Extract only the first line of the listing and every line after it up to and including the one with "const xMin = -5, xMax". Omit the pictures.
—————
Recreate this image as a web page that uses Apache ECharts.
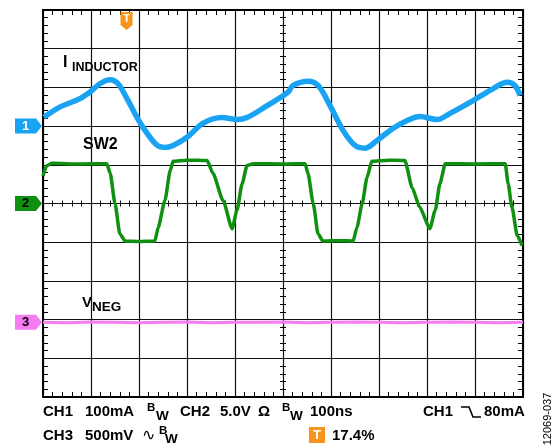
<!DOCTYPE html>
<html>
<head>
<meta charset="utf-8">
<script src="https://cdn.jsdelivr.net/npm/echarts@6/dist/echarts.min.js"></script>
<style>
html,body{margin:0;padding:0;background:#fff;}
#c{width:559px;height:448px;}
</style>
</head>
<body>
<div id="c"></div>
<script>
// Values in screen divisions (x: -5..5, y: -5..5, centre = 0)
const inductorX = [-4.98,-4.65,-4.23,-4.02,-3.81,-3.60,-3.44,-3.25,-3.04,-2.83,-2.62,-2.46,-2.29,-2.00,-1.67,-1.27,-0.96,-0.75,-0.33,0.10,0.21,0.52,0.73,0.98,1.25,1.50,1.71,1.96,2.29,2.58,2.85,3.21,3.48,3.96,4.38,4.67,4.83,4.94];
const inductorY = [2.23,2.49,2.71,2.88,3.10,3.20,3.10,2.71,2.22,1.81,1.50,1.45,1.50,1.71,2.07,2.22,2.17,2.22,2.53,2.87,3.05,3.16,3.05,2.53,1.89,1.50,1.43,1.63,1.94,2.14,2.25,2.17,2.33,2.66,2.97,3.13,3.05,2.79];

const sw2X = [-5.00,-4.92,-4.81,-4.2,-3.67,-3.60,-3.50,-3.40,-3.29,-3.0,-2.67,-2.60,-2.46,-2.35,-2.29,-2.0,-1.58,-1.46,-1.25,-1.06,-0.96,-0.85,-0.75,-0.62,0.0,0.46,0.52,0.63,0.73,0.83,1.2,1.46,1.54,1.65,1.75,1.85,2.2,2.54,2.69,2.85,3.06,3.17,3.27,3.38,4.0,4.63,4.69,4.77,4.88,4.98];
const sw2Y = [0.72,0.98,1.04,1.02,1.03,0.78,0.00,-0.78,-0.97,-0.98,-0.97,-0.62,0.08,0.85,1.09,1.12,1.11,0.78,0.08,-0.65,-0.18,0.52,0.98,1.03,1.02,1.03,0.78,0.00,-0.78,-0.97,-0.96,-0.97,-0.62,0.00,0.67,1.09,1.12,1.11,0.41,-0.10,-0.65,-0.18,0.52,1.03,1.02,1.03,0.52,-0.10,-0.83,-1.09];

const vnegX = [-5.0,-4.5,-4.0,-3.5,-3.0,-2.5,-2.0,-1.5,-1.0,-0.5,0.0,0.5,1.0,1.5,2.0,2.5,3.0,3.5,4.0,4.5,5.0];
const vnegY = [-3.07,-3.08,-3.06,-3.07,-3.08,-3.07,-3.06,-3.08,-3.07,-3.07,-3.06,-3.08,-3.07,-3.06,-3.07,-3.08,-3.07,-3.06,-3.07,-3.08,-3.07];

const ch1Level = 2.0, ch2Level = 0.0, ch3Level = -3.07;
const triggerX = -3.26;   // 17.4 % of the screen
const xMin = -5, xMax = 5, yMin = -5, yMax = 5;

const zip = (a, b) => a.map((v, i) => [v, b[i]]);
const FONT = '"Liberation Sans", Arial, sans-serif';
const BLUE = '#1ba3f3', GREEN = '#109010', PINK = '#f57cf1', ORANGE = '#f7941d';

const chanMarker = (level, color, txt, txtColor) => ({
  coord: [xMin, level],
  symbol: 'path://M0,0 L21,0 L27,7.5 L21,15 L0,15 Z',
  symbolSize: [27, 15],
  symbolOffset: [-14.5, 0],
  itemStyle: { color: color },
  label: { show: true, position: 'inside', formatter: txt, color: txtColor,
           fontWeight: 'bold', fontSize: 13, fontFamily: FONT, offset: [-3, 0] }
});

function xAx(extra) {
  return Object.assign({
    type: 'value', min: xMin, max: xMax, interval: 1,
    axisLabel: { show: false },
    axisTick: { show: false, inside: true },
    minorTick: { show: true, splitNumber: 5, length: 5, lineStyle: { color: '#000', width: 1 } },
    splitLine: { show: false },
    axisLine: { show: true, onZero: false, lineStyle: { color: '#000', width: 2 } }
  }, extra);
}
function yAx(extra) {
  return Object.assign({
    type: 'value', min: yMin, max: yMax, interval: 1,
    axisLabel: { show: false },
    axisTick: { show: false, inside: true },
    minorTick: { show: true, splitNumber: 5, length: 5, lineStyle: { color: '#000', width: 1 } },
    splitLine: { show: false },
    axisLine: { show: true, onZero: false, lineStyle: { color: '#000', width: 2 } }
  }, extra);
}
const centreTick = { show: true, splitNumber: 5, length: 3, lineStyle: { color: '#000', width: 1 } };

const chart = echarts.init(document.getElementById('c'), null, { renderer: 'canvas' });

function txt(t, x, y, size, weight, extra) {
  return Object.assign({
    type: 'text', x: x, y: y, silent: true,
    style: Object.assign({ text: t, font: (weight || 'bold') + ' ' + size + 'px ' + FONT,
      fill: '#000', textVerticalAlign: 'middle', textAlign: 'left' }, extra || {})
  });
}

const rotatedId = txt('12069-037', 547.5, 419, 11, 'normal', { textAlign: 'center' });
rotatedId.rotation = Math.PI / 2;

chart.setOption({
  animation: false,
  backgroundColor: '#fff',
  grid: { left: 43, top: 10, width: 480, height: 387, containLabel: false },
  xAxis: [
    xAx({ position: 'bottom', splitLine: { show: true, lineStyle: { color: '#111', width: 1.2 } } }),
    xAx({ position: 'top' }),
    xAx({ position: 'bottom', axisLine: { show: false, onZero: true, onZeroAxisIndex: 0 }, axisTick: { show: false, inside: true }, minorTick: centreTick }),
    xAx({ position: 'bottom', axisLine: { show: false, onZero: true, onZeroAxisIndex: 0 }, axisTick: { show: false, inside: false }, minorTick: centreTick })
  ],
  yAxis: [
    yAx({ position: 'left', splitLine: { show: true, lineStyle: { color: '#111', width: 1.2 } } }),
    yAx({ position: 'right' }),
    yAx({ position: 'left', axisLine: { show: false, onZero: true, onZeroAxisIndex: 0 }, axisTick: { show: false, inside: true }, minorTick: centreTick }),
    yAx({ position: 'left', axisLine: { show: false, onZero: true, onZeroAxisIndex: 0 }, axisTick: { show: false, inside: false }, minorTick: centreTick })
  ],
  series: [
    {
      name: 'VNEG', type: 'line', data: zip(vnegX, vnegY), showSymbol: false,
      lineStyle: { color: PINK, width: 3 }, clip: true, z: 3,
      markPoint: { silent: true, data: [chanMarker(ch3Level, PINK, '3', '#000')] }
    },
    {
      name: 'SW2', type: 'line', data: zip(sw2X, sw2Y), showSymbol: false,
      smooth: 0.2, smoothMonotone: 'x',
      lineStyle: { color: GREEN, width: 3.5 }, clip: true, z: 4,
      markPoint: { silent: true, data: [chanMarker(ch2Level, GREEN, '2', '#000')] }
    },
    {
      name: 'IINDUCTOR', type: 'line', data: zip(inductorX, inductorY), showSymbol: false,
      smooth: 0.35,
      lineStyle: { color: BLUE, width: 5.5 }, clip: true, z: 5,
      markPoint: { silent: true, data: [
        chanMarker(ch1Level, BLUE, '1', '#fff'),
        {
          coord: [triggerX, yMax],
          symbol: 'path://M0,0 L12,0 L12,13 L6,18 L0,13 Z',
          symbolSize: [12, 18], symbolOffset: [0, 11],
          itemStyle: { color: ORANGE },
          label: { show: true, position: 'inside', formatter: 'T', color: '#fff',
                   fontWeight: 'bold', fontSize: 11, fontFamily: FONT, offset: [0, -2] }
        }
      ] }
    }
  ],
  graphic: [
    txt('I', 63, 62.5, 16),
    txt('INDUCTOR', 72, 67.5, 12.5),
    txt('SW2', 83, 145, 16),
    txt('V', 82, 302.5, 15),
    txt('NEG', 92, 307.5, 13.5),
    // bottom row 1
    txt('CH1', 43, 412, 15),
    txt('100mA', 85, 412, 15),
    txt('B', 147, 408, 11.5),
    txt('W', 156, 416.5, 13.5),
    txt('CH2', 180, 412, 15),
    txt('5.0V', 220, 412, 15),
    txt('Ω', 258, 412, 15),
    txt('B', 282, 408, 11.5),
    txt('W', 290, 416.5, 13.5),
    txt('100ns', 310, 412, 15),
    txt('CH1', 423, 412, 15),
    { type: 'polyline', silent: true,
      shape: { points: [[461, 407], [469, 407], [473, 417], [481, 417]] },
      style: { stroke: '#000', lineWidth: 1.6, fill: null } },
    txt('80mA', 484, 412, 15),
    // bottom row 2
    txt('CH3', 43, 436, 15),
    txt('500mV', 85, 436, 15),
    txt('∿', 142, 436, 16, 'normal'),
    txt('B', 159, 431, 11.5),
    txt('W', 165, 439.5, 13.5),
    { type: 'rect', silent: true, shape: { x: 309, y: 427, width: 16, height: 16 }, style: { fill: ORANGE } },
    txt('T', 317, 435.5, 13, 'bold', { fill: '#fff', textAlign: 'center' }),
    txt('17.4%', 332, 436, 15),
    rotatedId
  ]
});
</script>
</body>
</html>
—————
## Result below
Recreate this image as a web page that uses Apache ECharts.
<!DOCTYPE html>
<html>
<head>
<meta charset="utf-8">
<script src="https://cdn.jsdelivr.net/npm/echarts@6/dist/echarts.min.js"></script>
<style>
html,body{margin:0;padding:0;background:#fff;}
#c{width:559px;height:448px;}
</style>
</head>
<body>
<div id="c"></div>
<script>
// Values in screen divisions (x: -5..5, y: -5..5, centre = 0)
const inductorX = [-4.98,-4.65,-4.23,-4.02,-3.81,-3.60,-3.44,-3.25,-3.04,-2.83,-2.62,-2.46,-2.29,-2.00,-1.67,-1.27,-0.96,-0.75,-0.33,0.10,0.21,0.52,0.73,0.98,1.25,1.50,1.71,1.96,2.29,2.58,2.85,3.21,3.48,3.96,4.38,4.67,4.83,4.94];
const inductorY = [2.23,2.49,2.71,2.88,3.10,3.20,3.10,2.71,2.22,1.81,1.50,1.45,1.50,1.71,2.07,2.22,2.17,2.22,2.53,2.87,3.05,3.16,3.05,2.53,1.89,1.50,1.43,1.63,1.94,2.14,2.25,2.17,2.33,2.66,2.97,3.13,3.05,2.79];

const sw2X = [-5.00,-4.92,-4.81,-4.2,-3.67,-3.60,-3.50,-3.40,-3.29,-3.0,-2.67,-2.60,-2.46,-2.35,-2.29,-2.0,-1.58,-1.46,-1.25,-1.06,-0.96,-0.85,-0.75,-0.62,0.0,0.46,0.52,0.63,0.73,0.83,1.2,1.46,1.54,1.65,1.75,1.85,2.2,2.54,2.69,2.85,3.06,3.17,3.27,3.38,4.0,4.63,4.69,4.77,4.88,4.98];
const sw2Y = [0.72,0.98,1.04,1.02,1.03,0.78,0.00,-0.78,-0.97,-0.98,-0.97,-0.62,0.08,0.85,1.09,1.12,1.11,0.78,0.08,-0.65,-0.18,0.52,0.98,1.03,1.02,1.03,0.78,0.00,-0.78,-0.97,-0.96,-0.97,-0.62,0.00,0.67,1.09,1.12,1.11,0.41,-0.10,-0.65,-0.18,0.52,1.03,1.02,1.03,0.52,-0.10,-0.83,-1.09];

const vnegX = [-5.0,-4.5,-4.0,-3.5,-3.0,-2.5,-2.0,-1.5,-1.0,-0.5,0.0,0.5,1.0,1.5,2.0,2.5,3.0,3.5,4.0,4.5,5.0];
const vnegY = [-3.07,-3.08,-3.06,-3.07,-3.08,-3.07,-3.06,-3.08,-3.07,-3.07,-3.06,-3.08,-3.07,-3.06,-3.07,-3.08,-3.07,-3.06,-3.07,-3.08,-3.07];

const ch1Level = 2.0, ch2Level = 0.0, ch3Level = -3.07;
const triggerX = -3.26;   // 17.4 % of the screen
const xMin = -5, xMax = 5, yMin = -5, yMax = 5;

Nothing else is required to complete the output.